Figure 11 shows the pressure distribution of the airfoil for Re of 60,000. At an angle of attack of 4°, it can be seen that, as expected, there was a strong low pressure on the leading edge. At an angle of attack of 8°, there was a large area of low pressure between the protruding curve of the airfoil and the trailing edge. This was due to the creation of vortices, as can be seen in Figure 8. The protruding part of the airfoil was, to some extent, an obstacle to the creation of vortices. At an angle of attack of 12°, no significant change in pressure could be seen in the projecting curve of the airfoil. Therefore, at an angle of attack of 12°, the protrusion had almost no effect on the aerodynamic performance of the airfoil.

According to the momentum theory, downwash flow affects a rotor’s thrust. The streamline and velocity distributions of the downwash for a working mode of 2200 rpm are shown in Figure 12.

Figure 12 shows that a pair of vortices formed below the rotor where the velocity of the airflow was increased by the acceleration of the rotor. In addition, there was a tendency for the high-velocity area of the airflow to move towards the rotor center. Eventually, the velocity of the downwash flow reached its maximum and then gradually decreased again.

Figure 13 shows the captured free wake of the rotor at 2200 RPM.

It can be seen that the numerical simulations captured the creation and development of the free wake of the rotor, which gradually developed downwards from the tip of the rotor, starting tightly and then gradually thinning and contracting, which can be used as guidelines for future simulations of tip vortex flow fields.

6. Conclusions

In this paper, the aerodynamic performance of a circular=arc airfoil with a convex curve was studied with experiments and simulations. The profile of the proposed airfoil was proven, achieving great aerodynamic performance at low Re.

(1) For the C5.5/4.5 airfoil, Cl/Cd reached a maximum of 18.6 at an angle of attack of 2°, and Cl3/2/Cd reached a maximum of 16.5 at an angle of attack of 4° with an Re of 70,000, 90,000 and 110,000, respectively. Therefore, an angle of attack from 2° to 4° is more suitable for rotors to achieve a better aerodynamic performance in future design.

(2) The thrust distribution and power loss were important for the optimal design of the rotor. The thrust element increased linearly as the position was less than 0.6 R and then increased non-linearly increases and reached a maximum at 0.75 R. In addition, the power loss mainly consisted of the profile power loss and induced power loss at low Re. The induced power loss had a greater percentage of 67.5%.

(3) The optimal rotor with unidirectional carbon fiber fabrics used as stiffeners was manufactured based on a C5.5/4.5 airfoil and 16 inches in diameter, 6.2 inches in pitch and 2.8 cm in chord at the 75% position.

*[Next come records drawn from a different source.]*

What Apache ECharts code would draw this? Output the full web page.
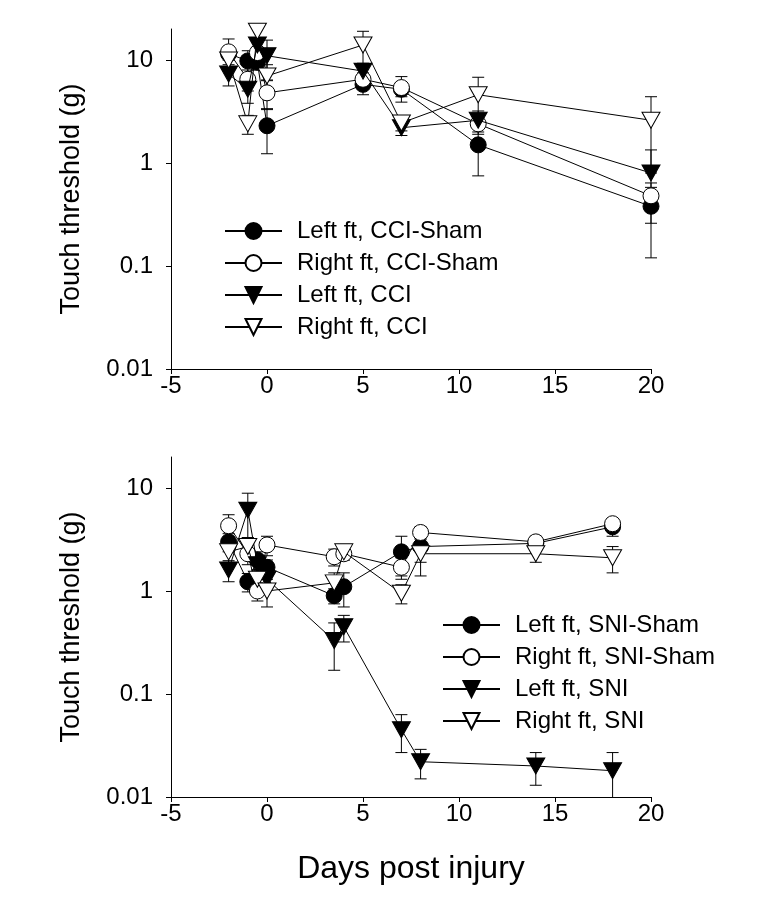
<!DOCTYPE html>
<html>
<head>
<meta charset="utf-8">
<script src="https://cdn.jsdelivr.net/npm/echarts@6/dist/echarts.min.js"></script>
<style>
html,body{margin:0;padding:0;background:#fff;}
#c{width:760px;height:924px;}
</style>
</head>
<body>
<div id="c"></div>
<script>
// ---- Data (top panel: CCI) ----
const cciDays = [-2, -1, -0.5, 0, 5, 7, 11, 20];
const cciLeftSham     = [11.5, 9.8, 9.5, 2.3, 5.8, 5.2, 1.5, 0.38];
const cciLeftShamErr  = [1.5, 2.5, 1.5, 1.07, 1.2, 0.8, 0.75, 0.26];
const cciRightSham    = [12, 6.5, 11.8, 4.8, 6.5, 5.4, 2.4, 0.48];
const cciRightShamErr = [4, 1.5, 1.5, 1.5, 1.0, 1.5, 0.5, 0.1];
const cciLeft         = [7.3, 5.2, 14, 11, 7.8, 2.2, 2.6, 0.8];
const cciLeftErr      = [1.7, 1.4, 2, 4.6, 1.5, 0.35, 0.6, 0.54];
const cciRight        = [10, 2.4, 19, 7, 14, 2.45, 4.6, 2.6];
const cciRightErr     = [2, 0.5, 3, 2, 5, 0.4, 2.2, 1.8];

// ---- Data (bottom panel: SNI) ----
const sniDays = [-2, -1, -0.5, 0, 3.5, 4, 7, 8, 14, 18];
const sniLeftSham     = [3.0, 1.23, 2.0, 1.7, 0.9, 1.1, 2.4, 2.7, 2.9, 4.2];
const sniLeftShamErr  = [0.6, 0.25, 0.4, 0.3, 0.15, 0.4, 1.0, 0.8, 0.4, 0.8];
const sniRightSham    = [4.3, 2.3, 1.0, 2.8, 2.15, 2.3, 1.7, 3.7, 3.0, 4.5];
const sniRightShamErr = [1.2, 0.5, 0.2, 0.6, 0.4, 0.3, 0.4, 0.5, 0.4, 0.4];
const sniLeft         = [1.6, 6.1, 1.8, 1.3, 0.33, 0.45, 0.045, 0.022, 0.02, 0.018];
const sniLeftErr      = [0.37, 2.8, 0.4, 0.2, 0.16, 0.13, 0.018, 0.007, 0.007, 0.009];
const sniRight        = [2.4, 2.7, 1.3, 1.0, 1.2, 2.4, 0.95, 2.3, 2.3, 2.1];
const sniRightErr     = [0.5, 0.6, 0.3, 0.3, 0.3, 0.4, 0.2, 0.9, 0.4, 0.6];

const xTicks = [-5, 0, 5, 10, 15, 20];
const yTicks = [0.01, 0.1, 1, 10];

const cciNames = ['Left ft, CCI-Sham', 'Right ft, CCI-Sham', 'Left ft, CCI', 'Right ft, CCI'];
const sniNames = ['Left ft, SNI-Sham', 'Right ft, SNI-Sham', 'Left ft, SNI', 'Right ft, SNI'];
const yTitle = 'Touch threshold (g)';
const xTitle = 'Days post injury';

// ---- Chart ----
const FONT = 'Liberation Sans, Arial, sans-serif';
const chart = echarts.init(document.getElementById('c'), null, {renderer: 'canvas'});

const markers = [
  {symbol: 'circle', size: 16, rot: 0, fill: '#000'},
  {symbol: 'circle', size: 16, rot: 0, fill: '#fff'},
  {symbol: 'triangle', size: [18, 16], rot: 180, fill: '#000'},
  {symbol: 'triangle', size: [18, 16], rot: 180, fill: '#fff'}
];

function pairs(xs, ys) { return xs.map((x, i) => [x, ys[i]]); }
function triples(xs, ys, es) { return xs.map((x, i) => [x, ys[i], es[i]]); }

function errRender(params, api) {
  const x = api.value(0), y = api.value(1), e = api.value(2);
  const cs = params.coordSys;
  const hi = api.coord([x, y + e]);
  const loVal = y - e;
  const yBottom = cs.y + cs.height;
  const lo = loVal > 0 ? api.coord([x, loVal]) : [hi[0], yBottom];
  const w = 6;
  const st = {stroke: '#000', lineWidth: 1};
  const children = [];
  const top = Math.max(hi[1], cs.y);
  const bot = Math.min(lo[1], yBottom);
  children.push({type: 'line', shape: {x1: hi[0], y1: top, x2: hi[0], y2: bot}, style: st});
  if (hi[1] >= cs.y) children.push({type: 'line', shape: {x1: hi[0] - w, y1: hi[1], x2: hi[0] + w, y2: hi[1]}, style: st});
  if (loVal > 0 && lo[1] <= yBottom) children.push({type: 'line', shape: {x1: lo[0] - w, y1: lo[1], x2: lo[0] + w, y2: lo[1]}, style: st});
  return {type: 'group', children: children};
}

function lineSeries(name, idx, grid, data) {
  const m = markers[idx];
  return {
    type: 'line', name: name, xAxisIndex: grid, yAxisIndex: grid,
    data: data, symbol: m.symbol, symbolSize: m.size, symbolRotate: m.rot,
    showAllSymbol: true,
    lineStyle: {color: '#000', width: 1},
    itemStyle: {color: m.fill, borderColor: '#000', borderWidth: 1, opacity: 1},
    emphasis: {disabled: true}, z: 3 + idx, animation: false
  };
}
function errSeries(grid, data) {
  return {
    type: 'custom', xAxisIndex: grid, yAxisIndex: grid, data: data,
    renderItem: errRender, z: 2, silent: true, animation: false,
    encode: {x: 0, y: [1, 2]}, clip: false
  };
}

function xAxis(grid, withName) {
  return {
    type: 'value', gridIndex: grid, min: -5, max: 20, interval: 5,
    axisLine: {show: true, onZero: false, lineStyle: {color: '#000', width: 1}},
    axisTick: {show: true, inside: false, length: 5, lineStyle: {color: '#000'}, customValues: xTicks},
    axisLabel: {color: '#000', fontSize: 24, fontFamily: FONT, margin: 5, customValues: xTicks},
    splitLine: {show: false},
    name: withName ? xTitle : '', nameLocation: 'middle', nameGap: 56,
    nameTextStyle: {color: '#000', fontSize: 32, fontFamily: FONT}
  };
}
function yAxis(grid) {
  return {
    type: 'log', logBase: 10, gridIndex: grid, min: 0.01, max: 20,
    axisLine: {show: true, onZero: false, lineStyle: {color: '#000', width: 1}},
    axisTick: {show: true, inside: false, length: 5, lineStyle: {color: '#000'}, customValues: yTicks},
    axisLabel: {color: '#000', fontSize: 24, fontFamily: FONT, margin: 18, customValues: yTicks,
      formatter: v => String(v)},
    minorTick: {show: false}, splitLine: {show: false},
    name: yTitle, nameLocation: 'middle', nameGap: 86, nameRotate: 90,
    nameTextStyle: {color: '#000', fontSize: 27, fontFamily: FONT}
  };
}

function legend(names, left, top) {
  return {
    data: names, orient: 'vertical', left: left, top: top,
    itemWidth: 57, itemHeight: 20, itemGap: 8,
    selectedMode: false,
    textStyle: {color: '#000', fontSize: 24, fontFamily: FONT, lineHeight: 24, padding: [0, 0, 0, 10]},
    inactiveColor: '#000'
  };
}

const option = {
  backgroundColor: '#fff',
  animation: false,
  grid: [
    {left: 171, top: 29, width: 480, height: 340, containLabel: false},
    {left: 171, top: 457, width: 480, height: 340, containLabel: false}
  ],
  xAxis: [xAxis(0, false), xAxis(1, true)],
  yAxis: [yAxis(0), yAxis(1)],
  legend: [legend(cciNames, 219, 214), legend(sniNames, 437, 608)],
  series: [
    errSeries(0, triples(cciDays, cciLeftSham, cciLeftShamErr)),
    errSeries(0, triples(cciDays, cciRightSham, cciRightShamErr)),
    errSeries(0, triples(cciDays, cciLeft, cciLeftErr)),
    errSeries(0, triples(cciDays, cciRight, cciRightErr)),
    lineSeries(cciNames[0], 0, 0, pairs(cciDays, cciLeftSham)),
    lineSeries(cciNames[1], 1, 0, pairs(cciDays, cciRightSham)),
    lineSeries(cciNames[2], 2, 0, pairs(cciDays, cciLeft)),
    lineSeries(cciNames[3], 3, 0, pairs(cciDays, cciRight)),
    errSeries(1, triples(sniDays, sniLeftSham, sniLeftShamErr)),
    errSeries(1, triples(sniDays, sniRightSham, sniRightShamErr)),
    errSeries(1, triples(sniDays, sniLeft, sniLeftErr)),
    errSeries(1, triples(sniDays, sniRight, sniRightErr)),
    lineSeries(sniNames[0], 0, 1, pairs(sniDays, sniLeftSham)),
    lineSeries(sniNames[1], 1, 1, pairs(sniDays, sniRightSham)),
    lineSeries(sniNames[2], 2, 1, pairs(sniDays, sniLeft)),
    lineSeries(sniNames[3], 3, 1, pairs(sniDays, sniRight))
  ]
};
chart.setOption(option);
</script>
</body>
</html>
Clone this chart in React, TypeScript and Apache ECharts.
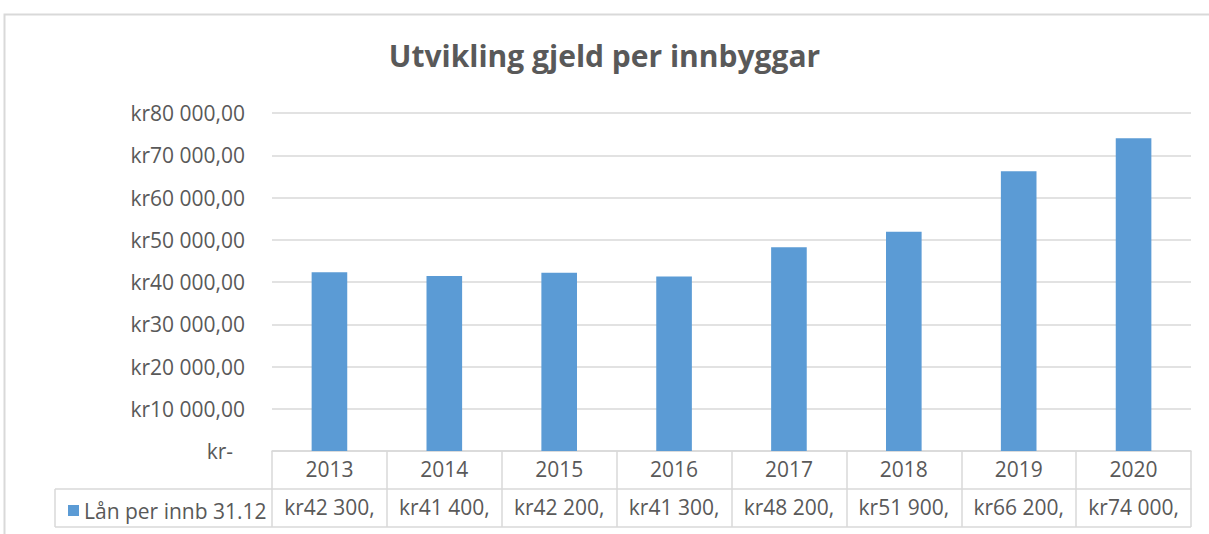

The aerodynamic performance of the rotor calculated by an improved version of the BEMT was compared with the experimental results, and the calculation errors of the lift and power loss were both below 6%. The rotor profile can thus be applied in multi-rotor MAVs.

(4) Finally, the convex curve on upper surface was beneficial for improving the lift coefficient at an angle of attack of 4°, which showed good agreement in terms of the aerodynamic model for both the simulations and measurements.

Future works could include obtaining an aerodynamic database of circular-arc airfoils, constructing a model of a rotor together with a motor and the interaction of multiple rotors on aerodynamic performance.